### Exercise directions
Emit the data below verbatim, stripping out any pictures.

### Material provided
######

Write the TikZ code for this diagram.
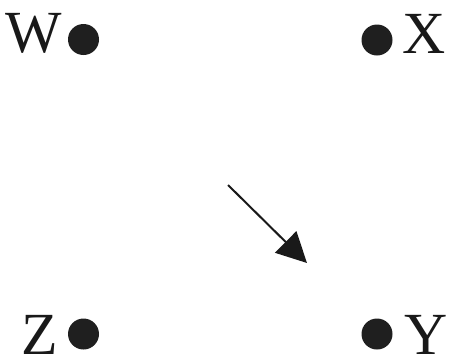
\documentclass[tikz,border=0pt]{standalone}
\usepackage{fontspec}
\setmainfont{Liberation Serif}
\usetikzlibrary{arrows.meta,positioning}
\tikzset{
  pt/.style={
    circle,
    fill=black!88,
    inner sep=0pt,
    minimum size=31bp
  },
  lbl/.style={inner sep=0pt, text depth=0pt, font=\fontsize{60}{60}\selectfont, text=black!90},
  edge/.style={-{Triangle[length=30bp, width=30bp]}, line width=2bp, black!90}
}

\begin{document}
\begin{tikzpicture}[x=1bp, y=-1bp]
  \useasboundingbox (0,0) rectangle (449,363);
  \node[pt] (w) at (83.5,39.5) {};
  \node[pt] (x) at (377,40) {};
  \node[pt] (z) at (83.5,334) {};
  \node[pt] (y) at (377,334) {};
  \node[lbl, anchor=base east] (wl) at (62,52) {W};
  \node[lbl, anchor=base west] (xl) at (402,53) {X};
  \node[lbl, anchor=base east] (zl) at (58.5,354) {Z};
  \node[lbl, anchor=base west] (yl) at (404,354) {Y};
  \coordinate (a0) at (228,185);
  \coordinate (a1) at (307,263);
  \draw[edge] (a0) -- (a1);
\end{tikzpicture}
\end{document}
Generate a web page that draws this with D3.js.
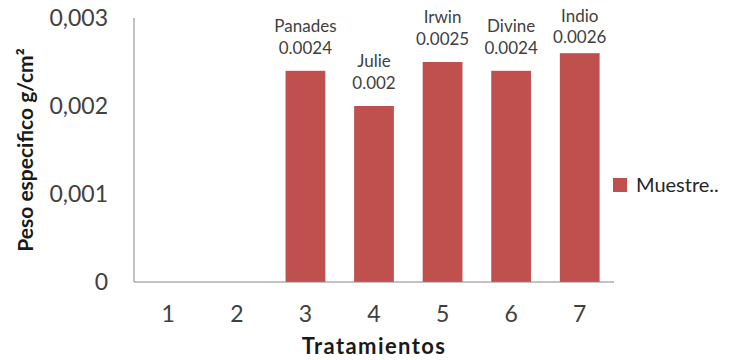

######

### Answer to the problem
Write the TikZ code for this diagram.
\documentclass[tikz,border=0pt]{standalone}
\usepackage{fontspec}
\setmainfont{Liberation Serif}
\usetikzlibrary{arrows.meta,positioning}
\tikzset{
  pt/.style={
    circle,
    fill=black!88,
    inner sep=0pt,
    minimum size=31bp
  },
  lbl/.style={inner sep=0pt, text depth=0pt, font=\fontsize{60}{60}\selectfont, text=black!90},
  edge/.style={-{Triangle[length=30bp, width=30bp]}, line width=2bp, black!90}
}

\begin{document}
\begin{tikzpicture}[x=1bp, y=-1bp]
  \useasboundingbox (0,0) rectangle (449,363);
  \node[pt] (w) at (83.5,39.5) {};
  \node[pt] (x) at (377,40) {};
  \node[pt] (z) at (83.5,334) {};
  \node[pt] (y) at (377,334) {};
  \node[lbl, anchor=base east] (wl) at (62,52) {W};
  \node[lbl, anchor=base west] (xl) at (402,53) {X};
  \node[lbl, anchor=base east] (zl) at (58.5,354) {Z};
  \node[lbl, anchor=base west] (yl) at (404,354) {Y};
  \coordinate (a0) at (228,185);
  \coordinate (a1) at (307,263);
  \draw[edge] (a0) -- (a1);
\end{tikzpicture}
\end{document}
Generate a web page that draws this with D3.js.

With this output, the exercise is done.